1.Foreign investors are falling over themselves to divest from the country using South African gold exchange traded funds to get their money out of the country. https://www.bloomberg.com/news/articles/2020-12-08/a-tiny-gold-fund-turns-into-gateway-for-capital-fleeing-nigeria.
2. The Contraction of the Nigerian Economy by 6%, the worst since the 1980s: Reference, Business Day Newspapers.
3. Human capital flight; with the Britain and Canada, being the destination of choice, for fleeing talent. America, totally out of consideration, due to another execrable leader, Donald Trump, in charge of things.
4. Ever worsening situation in the North East of the country.
5. Increased inflation, stagnating wages, high interest rates and dearth of economic opportunities!

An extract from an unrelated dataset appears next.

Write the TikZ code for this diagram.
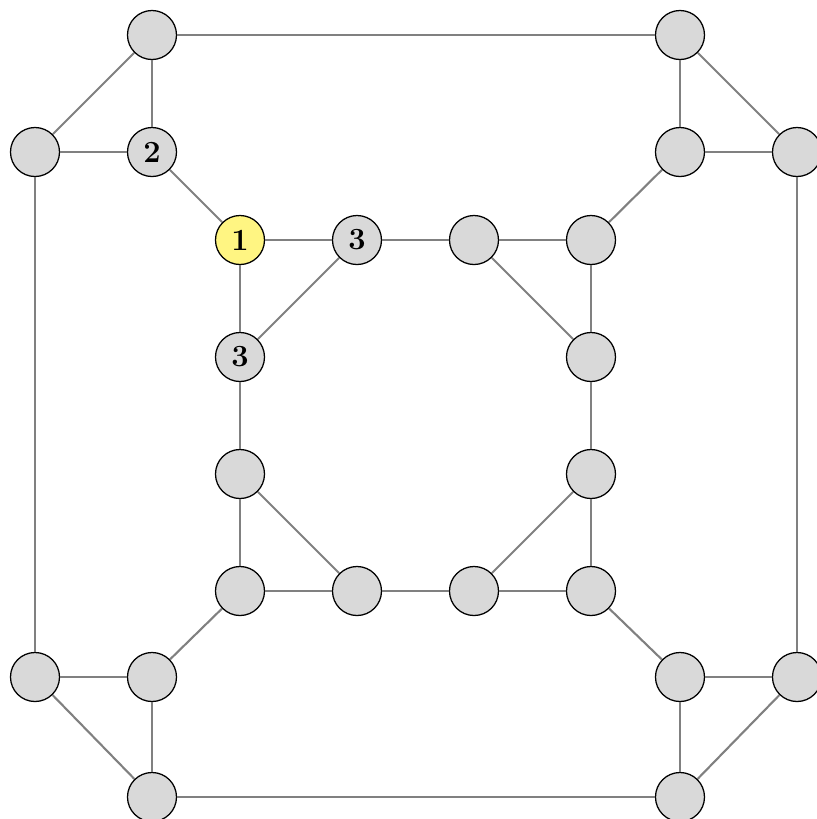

In conclusion, let’s imagine all these points as Buhari’s scorecard, his school certificate, West African Examination Council results, which have never been publicly divulged, his grades will be as follows(A1 for exceptional brilliance and F9 for failure):
SUBJECT AND GRADES
- Economy F9
- National Security F9
- Agricultural sector F9
- Electricity Sector F9
- Communications F9
- Business Policies F9
- Leadership Skills F9
- Intellectual abilities F9
- International relations F9
- Currency management F9
It’s clear to see that PMB ‘s scorecard shows F9 parallel, thus making him the dullard of dullards, a clear unmitigated disaster. The very worst his country has produced since 1960.
Thanks for making it to the very end.